Challenges for the High Street 

There has been a shift from dated larger units. Those that historically formed the staple of typical town centres, anchored by larger mainstream occupiers such as Wilkos, Sainsbury’s, Topshop etc. 

One solution is the resurgence of the leisure market and the widening of planning uses (to include ‘E’ use) which is definitely a welcome change that will undoubtedly bring about a better consumer experience. 

If we look at Exeter, it could be argued that much of the fringe retail space is no longer needed and an allocation to say residential would provide better competition in the town.  

Positives 

With the above in mind, there are actually opportunities in the retail market. Coastal retail has performed very well due to the rise of ‘Staycations’ and much of our UK holiday destinations benefit from small retail units in quaint English seaside towns with good seasonal trade. In this respect, demand has continued to improve in these locations.  We are seeing local traders upgrade their properties by either taking better located premises on generous incentive packages or investing in their future by buying their freeholds. 

Changes are vital for the continuation of the High Street (especially with stiff competition from online e-commerce). This is clearly an opportunity for retail to reinvent itself and provide exciting consumer experiences to urban areas. 

Interestingly, small retail premises which are cheaper are still popular. There has been a rise in independent leisure occupiers looking to take redundant retail premises in regional town and city centres. This ultimately provides an alternative mix and an intriguing number of uses in the local area. 

Zach Maiden

Trends in the market 

The commercial property market has certainly seen a swift change in consumer trends and occupiers are required to adapt before they become obsolete themselves. The rise of e-commerce has been a factor in the high street demise but we believe savvy occupiers will utilize this to provide a mix of online and standard lock up shop sales in order to compete. 

In-town showrooms, which allow consumers to browse the physical shop and then buy online, are on the rise. 

Brands such as Ikea and John Lewis have trailed small retail outlets in town centres and we believe the concept has a future in the changing retail environment. We are seeing a trend with online retailers using brick and mortar stores for Click & Collect where customers buy online and pick up from the store in their own time. We are also seeing retailers using physical stores for ‘brand awareness’ and utilizing consumer browsing trends and experiences to advertise their goods. They are confident consumers will then purchase online where a perceived discount can be had. 

What’s next? 

The future of the retail market remains in the balance but on a smaller scale, we believe it is a very exciting time for startups and new businesses. Currently, there are good incentives to be had on the High Street and good secondary locations and the new E Use Class (widening of many retail uses into one user class) has now set a precedent. 
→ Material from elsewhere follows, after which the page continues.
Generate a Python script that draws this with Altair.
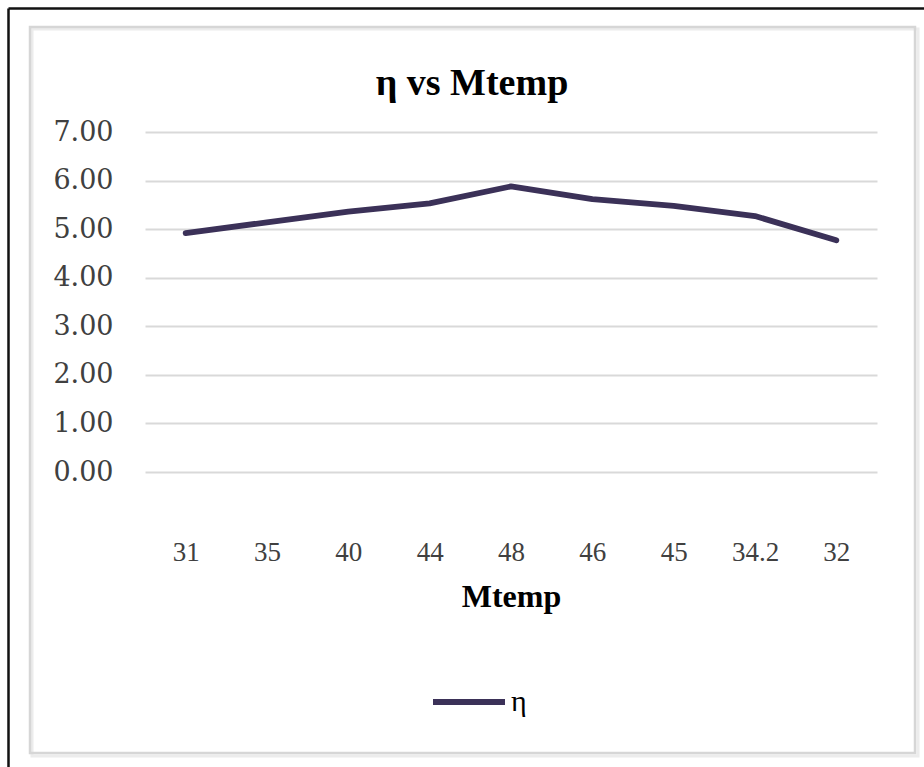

The Vickery Holman team think High Streets will become shorter, as securing local authority housing quotas becomes a necessity. This will provide good competition for retailers in towns centres and close the void gap left on the High Street. Such occupiers will also be more likely to be quality independents and provide a more interesting retail offering. 

Along with good quality independents, we expect the leisure scene to initially come back strong as people aim to get out and enjoy family days out again. We expect leisure occupiers to take larger premises in town centres and embed themselves into the retail scene for the long term.